Optimum particle size distribution design for lost circulation control and wellbore strengthening

Abstract

In this paper, we have experimentally studied the impact of particle size distribution (PSD) on the fracture sealing capability of lost circulation material (LCM) blends. Our primary aim was to determine the PSD which maximizes the Wellbore Strengthening (WBS) benefits obtained from fracture sealing. High-pressure borehole fracturing experiments were conducted on Berea sandstone samples under atmospheric pore pressure and various confining pressures to investigate the WBS effects of several LCM blends. Post-fracturing methods such as Computerized Axial Tomography (CAT) scan and thin-section imaging were used to investigate the geometry of induced fractures and formed seals within them.
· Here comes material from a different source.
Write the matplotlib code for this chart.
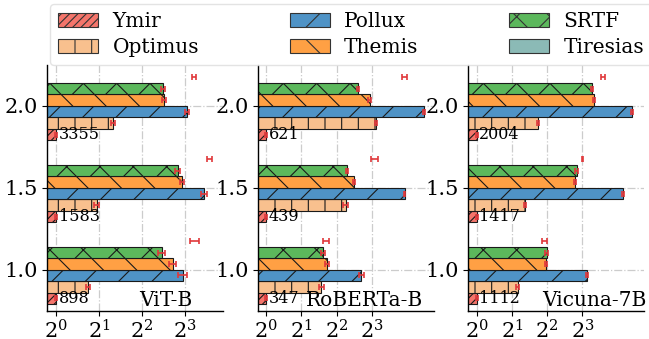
import numpy as np
import matplotlib
matplotlib.use("Agg")
import matplotlib.pyplot as plt
from matplotlib.patches import Patch

plt.rcParams['font.family'] = ['DejaVu Serif']
plt.rcParams['mathtext.fontset'] = 'dejavuserif'
plt.rcParams['hatch.linewidth'] = 0.8

# data: normalised runtime (Ymir = 1)
levels = [1.0, 1.5, 2.0]
models = ["ViT-B", "RoBERTa-B", "Vicuna-7B"]
methods = ["Ymir", "Optimus", "Pollux", "Themis", "SRTF", "Tiresias"]

ymir_abs = {
    "ViT-B": [898, 1583, 3355],
    "RoBERTa-B": [347, 439, 621],
    "Vicuna-7B": [1112, 1417, 2004],
}

vit_vals = {
    "Ymir": [1.0, 1.0, 1.0],
    "Optimus": [1.68, 1.92, 2.49],
    "Pollux": [7.67, 10.8, 8.27],
    "Themis": [6.53, 7.58, 5.68],
    "SRTF": [5.47, 7.07, 5.57],
    "Tiresias": [9.33, 11.8, 9.25],
}
vit_err = {
    "Ymir": [0.02, 0.02, 0.02],
    "Optimus": [0.05, 0.08, 0.08],
    "Pollux": [0.56, 0.49, 0.27],
    "Themis": [0.35, 0.24, 0.18],
    "SRTF": [0.29, 0.23, 0.18],
    "Tiresias": [0.63, 0.44, 0.34],
}

roberta_vals = {
    "Ymir": [1.0, 1.0, 1.0],
    "Optimus": [2.96, 4.75, 8.63],
    "Pollux": [6.44, 15.0, 22.1],
    "Themis": [3.30, 5.58, 7.57],
    "SRTF": [3.05, 4.87, 6.03],
    "Tiresias": [3.22, 8.36, 15.0],
}
roberta_err = {
    "Ymir": [0.02, 0.02, 0.02],
    "Optimus": [0.16, 0.21, 0.17],
    "Pollux": [0.31, 0.29, 0.43],
    "Themis": [0.10, 0.11, 0.22],
    "SRTF": [0.09, 0.12, 0.12],
    "Tiresias": [0.18, 0.54, 0.79],
}

vicuna_vals = {
    "Ymir": [1.0, 1.0, 1.0],
    "Optimus": [2.25, 2.61, 3.33],
    "Pollux": [8.7, 17.6, 21.2],
    "Themis": [3.91, 6.9, 10.0],
    "SRTF": [3.95, 7.17, 9.57],
    "Tiresias": [3.78, 8.0, 11.9],
}
vicuna_err = {
    "Ymir": [0.02, 0.02, 0.02],
    "Optimus": [0.07, 0.05, 0.06],
    "Pollux": [0.17, 0.34, 0.4],
    "Themis": [0.08, 0.13, 0.25],
    "SRTF": [0.08, 0.21, 0.18],
    "Tiresias": [0.2, 0.05, 0.46],
}

panel_vals = [vit_vals, roberta_vals, vicuna_vals]
panel_err = [vit_err, roberta_err, vicuna_err]

colors = {
    "Ymir": "#f4756b",
    "Optimus": "#f8c08e",
    "Pollux": "#4f93c6",
    "Themis": "#ffa044",
    "SRTF": "#5cb85c",
    "Tiresias": "#8bbab6",
}
hatches = {
    "Ymir": "////",
    "Optimus": "|",
    "Pollux": "/",
    "Themis": "\\",
    "SRTF": "x",
    "Tiresias": "",
}

W, H = 649, 339
fig = plt.figure(figsize=(W / 100, H / 100), dpi=100)

lefts = [46.7, 257.7, 468.3]
ax_w = 176
ax_bottom = 28.3
ax_top = 65
xlims = [(2 ** -0.216, 2 ** 3.87), (2 ** -0.233, 2 ** 4.73), (2 ** -0.233, 2 ** 4.75)]
label_x = [0.827, 0.941, 1.014]

bar_h = 0.07
y = np.array(levels)

for p, model in enumerate(models):
    ax = fig.add_axes([lefts[p] / W, ax_bottom / H, ax_w / W, (H - ax_top - ax_bottom) / H])
    ax.set_xscale('log', base=2)
    vals = panel_vals[p]
    errs = panel_err[p]
    for i, m in enumerate(methods):
        off = (i - 2.5) * bar_h
        visible = m != "Tiresias"
        ax.barh(y + off, np.array(vals[m]) - 0.5, left=0.5, height=bar_h,
                color=colors[m] if visible else 'none',
                edgecolor='#1a1a1a' if visible else 'none', linewidth=0.8,
                hatch=hatches[m], zorder=2)
        ax.errorbar(vals[m], y + off, xerr=errs[m], fmt='none',
                    ecolor='#e0383b', elinewidth=1.2, capsize=2.2, capthick=1.2, zorder=3)
    for k, lv in enumerate(levels):
        ax.text(1.05, lv - 2.5 * bar_h, str(ymir_abs[model][k]), fontsize=11.5,
                ha='left', va='center', zorder=4)
    ax.text(label_x[p], 0.02, model, transform=ax.transAxes, fontsize=14.5,
            ha='right', va='baseline', clip_on=False)

    ax.set_xlim(*xlims[p])
    ax.set_ylim(0.75, 2.25)
    ax.set_xticks([1, 2, 4, 8])
    ax.set_xticklabels([r'$2^{0}$', r'$2^{1}$', r'$2^{2}$', r'$2^{3}$'])
    ax.xaxis.set_minor_locator(matplotlib.ticker.NullLocator())
    ax.set_yticks(levels)
    ax.set_yticklabels(["1.0", "1.5", "2.0"])
    ax.tick_params(labelsize=15, length=3.5, width=0.8, pad=3)
    ax.grid(True, linestyle='-.', color='#cccccc', linewidth=0.9, zorder=0)
    ax.set_axisbelow(True)
    for s in ['top', 'right']:
        ax.spines[s].set_visible(False)
    for s in ['left', 'bottom']:
        ax.spines[s].set_linewidth(1.0)

handles = [Patch(facecolor=colors[m], edgecolor='#333333', hatch=hatches[m], linewidth=0.8)
           for m in methods]
fig.legend(handles, methods, loc='upper left', bbox_to_anchor=(50 / W, 1 - 4 / H),
           ncol=3, fontsize=14.5, handlelength=2.0, handletextpad=0.7,
           columnspacing=4.5, labelspacing=0.35, frameon=True, edgecolor='#dddddd',
           borderaxespad=0)

fig.savefig("out.png", dpi=100)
Based on the conducted experiments and post-fracturing analyses, we have evaluated and re-assessed well-known theories applicable to the design of LCM blends, such as the one-third rule, the ideal packing theory, and the Vickers criteria. Our experiments indicate that for any rock with a given set of rock strength and failure parameters, there exists an optimum PSD to maximize WBS benefits. Optimum PSD appears to be of primary importance, almost independent of LCM type. In addition, we have shown that the optimum PSD should have a bimodal structure, with sufficient concentrations of properly sized fine and coarse particles. Although the one-third rule, the ideal packing theory, and the Vickers criteria may provide some basic PSD guidelines, these theories are mainly empirical relationships based on conventional particle plugging experiments. As shown here, they do not properly represent the physics of fracture sealing. To remedy this situation, we are introducing a new family of design curves for optimum PSD, based on the underlying physics of fracture sealing observed in the WBS experiments.